Task » The listing below must be repeated word for word, with its images excluded.

§ §

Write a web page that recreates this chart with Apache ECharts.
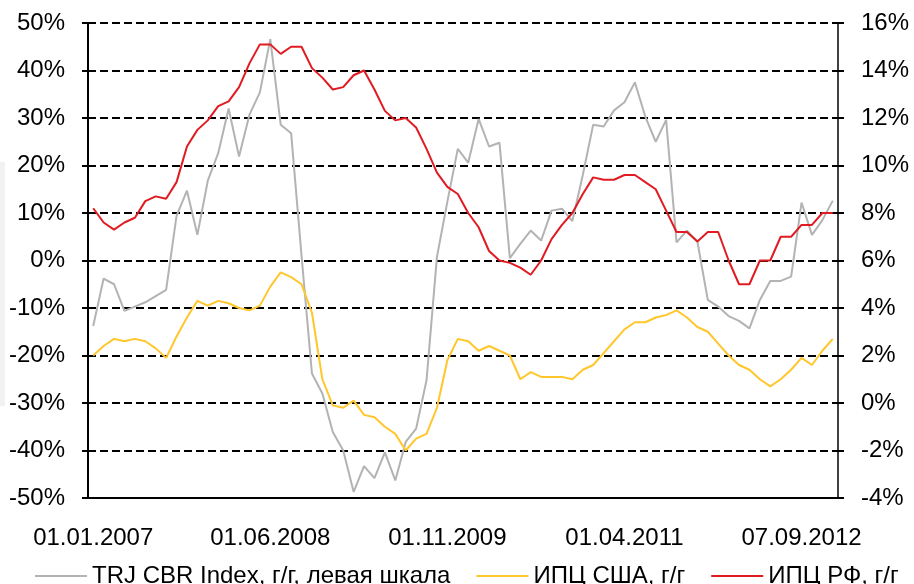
<!DOCTYPE html>
<html>
<head>
<meta charset="utf-8">
<script src="https://cdn.jsdelivr.net/npm/echarts@6/dist/echarts.min.js"></script>
<style>
  html, body { margin: 0; padding: 0; background: #fff; }
  #chart { width: 914px; height: 584px; }
</style>
</head>
<body>
<div id="chart"></div>
<script>
// месячные даты по оси X
const dates = [
  '01.01.2007', '01.02.2007', '01.03.2007', '01.04.2007', '01.05.2007', '01.06.2007',
  '01.07.2007', '01.08.2007', '01.09.2007', '01.10.2007', '01.11.2007', '01.12.2007',
  '01.01.2008', '01.02.2008', '01.03.2008', '01.04.2008', '01.05.2008', '01.06.2008',
  '01.07.2008', '01.08.2008', '01.09.2008', '01.10.2008', '01.11.2008', '01.12.2008',
  '01.01.2009', '01.02.2009', '01.03.2009', '01.04.2009', '01.05.2009', '01.06.2009',
  '01.07.2009', '01.08.2009', '01.09.2009', '01.10.2009', '01.11.2009', '01.12.2009',
  '01.01.2010', '01.02.2010', '01.03.2010', '01.04.2010', '01.05.2010', '01.06.2010',
  '01.07.2010', '01.08.2010', '01.09.2010', '01.10.2010', '01.11.2010', '01.12.2010',
  '01.01.2011', '01.02.2011', '01.03.2011', '01.04.2011', '01.05.2011', '01.06.2011',
  '01.07.2011', '01.08.2011', '01.09.2011', '01.10.2011', '01.11.2011', '01.12.2011',
  '01.01.2012', '01.02.2012', '01.03.2012', '01.04.2012', '01.05.2012', '01.06.2012',
  '01.07.2012', '01.08.2012', '07.09.2012', '01.10.2012', '01.11.2012', '01.12.2012'
]

// TRJ CBR Index, г/г (левая шкала, %)
const trjCbr = [
  -13.8, -3.8, -5.0, -10.6, -9.7, -8.8, -7.5, -6.2, 9.4, 14.7, 5.4, 16.8,
  22.6, 32.0, 21.9, 30.7, 35.4, 46.6, 28.6, 26.8, 1.0, -23.8, -28.0, -36.1,
  -40.0, -48.7, -43.3, -45.8, -40.4, -46.3, -38.2, -35.4, -25.2, 0.8, 12.4, 23.5,
  20.6, 29.8, 24.0, 24.8, 0.5, 3.5, 6.3, 4.2, 10.5, 10.9, 8.3, 18.0,
  28.6, 28.2, 31.6, 33.3, 37.5, 30.3, 25.0, 29.6, 3.8, 6.3, 4.0, -8.3,
  -9.7, -11.7, -12.7, -14.3, -8.3, -4.3, -4.3, -3.4, 12.2, 5.4, 8.5, 12.6
]

// ИПЦ США, г/г (правая шкала, %)
const cpiUsa = [
  2.0, 2.4, 2.7, 2.6, 2.7, 2.6, 2.3, 1.9, 2.8, 3.6, 4.3, 4.1,
  4.3, 4.2, 4.0, 3.9, 4.1, 4.9, 5.5, 5.3, 5.0, 3.8, 1.0, -0.1,
  -0.2, 0.1, -0.5, -0.6, -1.0, -1.3, -2.0, -1.5, -1.3, -0.2, 1.8, 2.7,
  2.6, 2.2, 2.4, 2.2, 2.0, 1.0, 1.3, 1.1, 1.1, 1.1, 1.0, 1.4,
  1.6, 2.1, 2.6, 3.1, 3.4, 3.4, 3.6, 3.7, 3.9, 3.6, 3.2, 3.0,
  2.5, 2.0, 1.6, 1.4, 1.0, 0.7, 1.0, 1.4, 1.9, 1.6, 2.2, 2.7
]

// ИПЦ РФ, г/г (правая шкала, %)
const cpiRus = [
  8.2, 7.6, 7.3, 7.6, 7.8, 8.5, 8.7, 8.6, 9.3, 10.8, 11.5, 11.9,
  12.5, 12.7, 13.3, 14.3, 15.1, 15.1, 14.7, 15.0, 15.0, 14.1, 13.7, 13.2,
  13.3, 13.8, 14.0, 13.2, 12.3, 11.9, 12.0, 11.6, 10.7, 9.7, 9.1, 8.8,
  8.0, 7.4, 6.4, 6.0, 5.9, 5.7, 5.4, 6.0, 6.9, 7.5, 8.0, 8.8,
  9.5, 9.4, 9.4, 9.6, 9.6, 9.3, 9.0, 8.1, 7.2, 7.2, 6.8, 7.2,
  7.2, 6.0, 5.0, 5.0, 6.0, 6.0, 7.0, 7.0, 7.5, 7.5, 8.0, 8.0
]

const font = 'Arial, "Liberation Sans", sans-serif'

const chart = echarts.init(document.getElementById('chart'), null, { renderer: 'canvas' })

chart.setOption({
  animation: false,
  backgroundColor: '#fff',
  textStyle: { fontFamily: font, color: '#000' },
  grid: { left: 88, right: 76, top: 23, bottom: 86 },
  graphic: [
    { type: 'rect', shape: { x: 0, y: 162, width: 5, height: 244 }, style: { fill: '#f2f2f2' }, silent: true }
  ],
  legend: {
    left: 35,
    top: 564,
    padding: 0,
    icon: 'rect',
    itemWidth: 52,
    itemHeight: 2,
    itemGap: 26,
    textStyle: { fontFamily: font, fontSize: 24, color: '#000' },
    data: ['TRJ CBR Index, г/г, левая шкала', 'ИПЦ США, г/г', 'ИПЦ РФ, г/г']
  },
  xAxis: {
    type: 'category',
    data: dates,
    boundaryGap: true,
    axisLine: { onZero: false, lineStyle: { color: '#000', width: 2 } },
    axisTick: { interval: 1, length: 7, lineStyle: { color: '#000', width: 2 } },
    axisLabel: { interval: 16, margin: 28, fontSize: 24, color: '#000', fontFamily: font },
    splitLine: { show: false }
  },
  yAxis: [
    {
      type: 'value',
      min: -50,
      max: 50,
      interval: 10,
      axisLine: { show: true, lineStyle: { color: '#000', width: 2 } },
      axisTick: { show: true, length: 6, lineStyle: { color: '#000', width: 2 } },
      axisLabel: { formatter: '{value}%', margin: 23, fontSize: 24, color: '#000', fontFamily: font },
      splitLine: { show: true, lineStyle: { color: '#000', width: 2, type: [8, 4] } }
    },
    {
      type: 'value',
      min: -4,
      max: 16,
      interval: 2,
      axisLine: { show: true, lineStyle: { color: '#000', width: 1.5 } },
      axisTick: { show: true, length: 6, lineStyle: { color: '#000', width: 2 } },
      axisLabel: { formatter: '{value}%', margin: 23, fontSize: 24, color: '#000', fontFamily: font },
      splitLine: { show: false }
    }
  ],
  series: [
    {
      name: 'TRJ CBR Index, г/г, левая шкала',
      type: 'line',
      yAxisIndex: 0,
      symbol: 'none',
      data: trjCbr,
      lineStyle: { color: '#b3b3b3', width: 2 },
      itemStyle: { color: '#b3b3b3' }
    },
    {
      name: 'ИПЦ США, г/г',
      type: 'line',
      yAxisIndex: 1,
      symbol: 'none',
      data: cpiUsa,
      lineStyle: { color: '#ffc72c', width: 2 },
      itemStyle: { color: '#ffc72c' }
    },
    {
      name: 'ИПЦ РФ, г/г',
      type: 'line',
      yAxisIndex: 1,
      symbol: 'none',
      data: cpiRus,
      lineStyle: { color: '#e11b22', width: 2 },
      itemStyle: { color: '#e11b22' }
    }
  ]
})
</script>
</body>
</html>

§ §

Output for this task »
Write a web page that recreates this chart with Apache ECharts.
<!DOCTYPE html>
<html>
<head>
<meta charset="utf-8">
<script src="https://cdn.jsdelivr.net/npm/echarts@6/dist/echarts.min.js"></script>
<style>
  html, body { margin: 0; padding: 0; background: #fff; }
  #chart { width: 914px; height: 584px; }
</style>
</head>
<body>
<div id="chart"></div>
<script>
// месячные даты по оси X
const dates = [
  '01.01.2007', '01.02.2007', '01.03.2007', '01.04.2007', '01.05.2007', '01.06.2007',
  '01.07.2007', '01.08.2007', '01.09.2007', '01.10.2007', '01.11.2007', '01.12.2007',
  '01.01.2008', '01.02.2008', '01.03.2008', '01.04.2008', '01.05.2008', '01.06.2008',
  '01.07.2008', '01.08.2008', '01.09.2008', '01.10.2008', '01.11.2008', '01.12.2008',
  '01.01.2009', '01.02.2009', '01.03.2009', '01.04.2009', '01.05.2009', '01.06.2009',
  '01.07.2009', '01.08.2009', '01.09.2009', '01.10.2009', '01.11.2009', '01.12.2009',
  '01.01.2010', '01.02.2010', '01.03.2010', '01.04.2010', '01.05.2010', '01.06.2010',
  '01.07.2010', '01.08.2010', '01.09.2010', '01.10.2010', '01.11.2010', '01.12.2010',
  '01.01.2011', '01.02.2011', '01.03.2011', '01.04.2011', '01.05.2011', '01.06.2011',
  '01.07.2011', '01.08.2011', '01.09.2011', '01.10.2011', '01.11.2011', '01.12.2011',
  '01.01.2012', '01.02.2012', '01.03.2012', '01.04.2012', '01.05.2012', '01.06.2012',
  '01.07.2012', '01.08.2012', '07.09.2012', '01.10.2012', '01.11.2012', '01.12.2012'
]

// TRJ CBR Index, г/г (левая шкала, %)
const trjCbr = [
  -13.8, -3.8, -5.0, -10.6, -9.7, -8.8, -7.5, -6.2, 9.4, 14.7, 5.4, 16.8,
  22.6, 32.0, 21.9, 30.7, 35.4, 46.6, 28.6, 26.8, 1.0, -23.8, -28.0, -36.1,
  -40.0, -48.7, -43.3, -45.8, -40.4, -46.3, -38.2, -35.4, -25.2, 0.8, 12.4, 23.5,
  20.6, 29.8, 24.0, 24.8, 0.5, 3.5, 6.3, 4.2, 10.5, 10.9, 8.3, 18.0,
  28.6, 28.2, 31.6, 33.3, 37.5, 30.3, 25.0, 29.6, 3.8, 6.3, 4.0, -8.3,
  -9.7, -11.7, -12.7, -14.3, -8.3, -4.3, -4.3, -3.4, 12.2, 5.4, 8.5, 12.6
]

// ИПЦ США, г/г (правая шкала, %)
const cpiUsa = [
  2.0, 2.4, 2.7, 2.6, 2.7, 2.6, 2.3, 1.9, 2.8, 3.6, 4.3, 4.1,
  4.3, 4.2, 4.0, 3.9, 4.1, 4.9, 5.5, 5.3, 5.0, 3.8, 1.0, -0.1,
  -0.2, 0.1, -0.5, -0.6, -1.0, -1.3, -2.0, -1.5, -1.3, -0.2, 1.8, 2.7,
  2.6, 2.2, 2.4, 2.2, 2.0, 1.0, 1.3, 1.1, 1.1, 1.1, 1.0, 1.4,
  1.6, 2.1, 2.6, 3.1, 3.4, 3.4, 3.6, 3.7, 3.9, 3.6, 3.2, 3.0,
  2.5, 2.0, 1.6, 1.4, 1.0, 0.7, 1.0, 1.4, 1.9, 1.6, 2.2, 2.7
]

// ИПЦ РФ, г/г (правая шкала, %)
const cpiRus = [
  8.2, 7.6, 7.3, 7.6, 7.8, 8.5, 8.7, 8.6, 9.3, 10.8, 11.5, 11.9,
  12.5, 12.7, 13.3, 14.3, 15.1, 15.1, 14.7, 15.0, 15.0, 14.1, 13.7, 13.2,
  13.3, 13.8, 14.0, 13.2, 12.3, 11.9, 12.0, 11.6, 10.7, 9.7, 9.1, 8.8,
  8.0, 7.4, 6.4, 6.0, 5.9, 5.7, 5.4, 6.0, 6.9, 7.5, 8.0, 8.8,
  9.5, 9.4, 9.4, 9.6, 9.6, 9.3, 9.0, 8.1, 7.2, 7.2, 6.8, 7.2,
  7.2, 6.0, 5.0, 5.0, 6.0, 6.0, 7.0, 7.0, 7.5, 7.5, 8.0, 8.0
]

const font = 'Arial, "Liberation Sans", sans-serif'

const chart = echarts.init(document.getElementById('chart'), null, { renderer: 'canvas' })

chart.setOption({
  animation: false,
  backgroundColor: '#fff',
  textStyle: { fontFamily: font, color: '#000' },
  grid: { left: 88, right: 76, top: 23, bottom: 86 },
  graphic: [
    { type: 'rect', shape: { x: 0, y: 162, width: 5, height: 244 }, style: { fill: '#f2f2f2' }, silent: true }
  ],
  legend: {
    left: 35,
    top: 564,
    padding: 0,
    icon: 'rect',
    itemWidth: 52,
    itemHeight: 2,
    itemGap: 26,
    textStyle: { fontFamily: font, fontSize: 24, color: '#000' },
    data: ['TRJ CBR Index, г/г, левая шкала', 'ИПЦ США, г/г', 'ИПЦ РФ, г/г']
  },
  xAxis: {
    type: 'category',
    data: dates,
    boundaryGap: true,
    axisLine: { onZero: false, lineStyle: { color: '#000', width: 2 } },
    axisTick: { interval: 1, length: 7, lineStyle: { color: '#000', width: 2 } },
    axisLabel: { interval: 16, margin: 28, fontSize: 24, color: '#000', fontFamily: font },
    splitLine: { show: false }
  },
  yAxis: [
    {
      type: 'value',
      min: -50,
      max: 50,
      interval: 10,
      axisLine: { show: true, lineStyle: { color: '#000', width: 2 } },
      axisTick: { show: true, length: 6, lineStyle: { color: '#000', width: 2 } },
      axisLabel: { formatter: '{value}%', margin: 23, fontSize: 24, color: '#000', fontFamily: font },
      splitLine: { show: true, lineStyle: { color: '#000', width: 2, type: [8, 4] } }
    },
    {
      type: 'value',
      min: -4,
      max: 16,
      interval: 2,
      axisLine: { show: true, lineStyle: { color: '#000', width: 1.5 } },
      axisTick: { show: true, length: 6, lineStyle: { color: '#000', width: 2 } },
      axisLabel: { formatter: '{value}%', margin: 23, fontSize: 24, color: '#000', fontFamily: font },
      splitLine: { show: false }
    }
  ],
  series: [
    {
      name: 'TRJ CBR Index, г/г, левая шкала',
      type: 'line',
      yAxisIndex: 0,
      symbol: 'none',
      data: trjCbr,
      lineStyle: { color: '#b3b3b3', width: 2 },
      itemStyle: { color: '#b3b3b3' }
    },
    {
      name: 'ИПЦ США, г/г',
      type: 'line',
      yAxisIndex: 1,
      symbol: 'none',
      data: cpiUsa,
      lineStyle: { color: '#ffc72c', width: 2 },
      itemStyle: { color: '#ffc72c' }
    },
    {
      name: 'ИПЦ РФ, г/г',
      type: 'line',
      yAxisIndex: 1,
      symbol: 'none',
      data: cpiRus,
      lineStyle: { color: '#e11b22', width: 2 },
      itemStyle: { color: '#e11b22' }
    }
  ]
})
</script>
</body>
</html>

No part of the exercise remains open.